Customers are using social media to build up independent knowledge, and compare and contrast information and opinions. This knowledge gives the customer power, and that power fundamentally changes the dynamics of the sales relationship. The web has also opened up communication channels which has changed the landscape forever. The old model is magnified; where in the past consumers used to tell 5 others if they were happy with an experience and 11 or more if they were unhappy, they can now communicate, positive or negative, in real-time with other consumers on a massive scale.
B2B customers are demanding a different relationship. They want to interact with a sales person that legitimately questions, challenges ideas and innovations, and can clearly articulate how they will work to bring value beyond the product.
Rather than go and talk to buyers alone, sales people and businesses need to go to the social networks to listen to, observe and interact with customers to help find a footing and take note of the consumer voice.
Social Sales will also demand that the sales team work in collaboration with the marketing group to help seed the right information about their offerings into their markets and networks where their customers look to for information and to exchange ideas.
Customers want to see your work in action and get feedback from the sources they trust.
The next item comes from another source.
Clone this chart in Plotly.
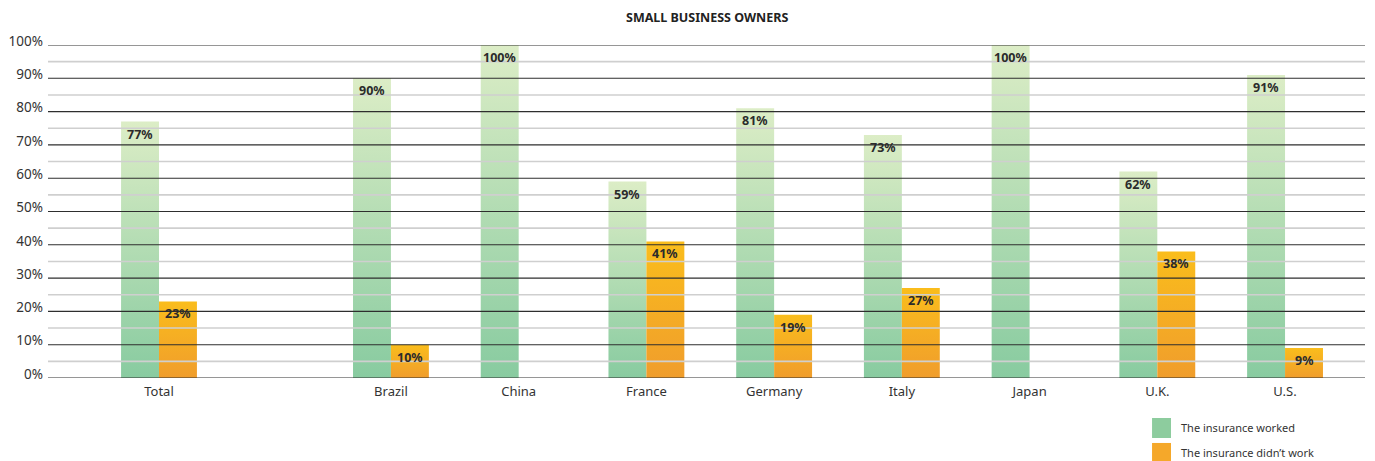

Entering into the Social Sales world also requires sales people to put aside their reluctance and adopt new technology. Social Sales is the dawn of the new salesperson that doesn't shy away from using information and systems to their advantage. The Social Salesperson will make the most of CRM (Customer Relationship Management) systems interlinking CRM functionality to connect with social media, marketing, campaigns, networks, etc. to track the threads of customer conversations, opinions and ideas. CRM can no longer be ignored or treated as a telephone directory by sales people and businesses.
The responsibility for Social Sales doesn't just reside with the sales team either, it needs to go all the way along the whole sales chain and beyond. At a recent leader's conference, a speaker asked the 500 heads of business in the room whether they use social media including twitter, FaceBook and the like. Somewhat alarmingly, only 5 raised their hands. We need to use CRM and social media tools to make strategic calls - the CEO, CFO, COO, and CIO will be asking 'Tell me what you see behind the numbers'. This request is referring to the patterns of information, customer comments, buying decisions, influences, customer experiences, emotions, and feedback that will influence what we make, how we interact with our markets and much more.
In 2010 and beyond, leaders, sales teams, and businesses will need to invest time, resources, and money to learn how to interact in these emerging social spaces. Why?
Because the traditional channels to the customer such as email marketing, trade shows, and face-to-face meetings will be less effective. In some cases you may not even be interacting with the customer directly but with their 'recommendation network'. The real challenge for sales will be to identify and engage with these new networks. Social Sales involves different skills, leadership, and a culture values a collaborative model of free knowledge exchange.
Social Sales is likely to change selling fundamentally - so are you and your business ready?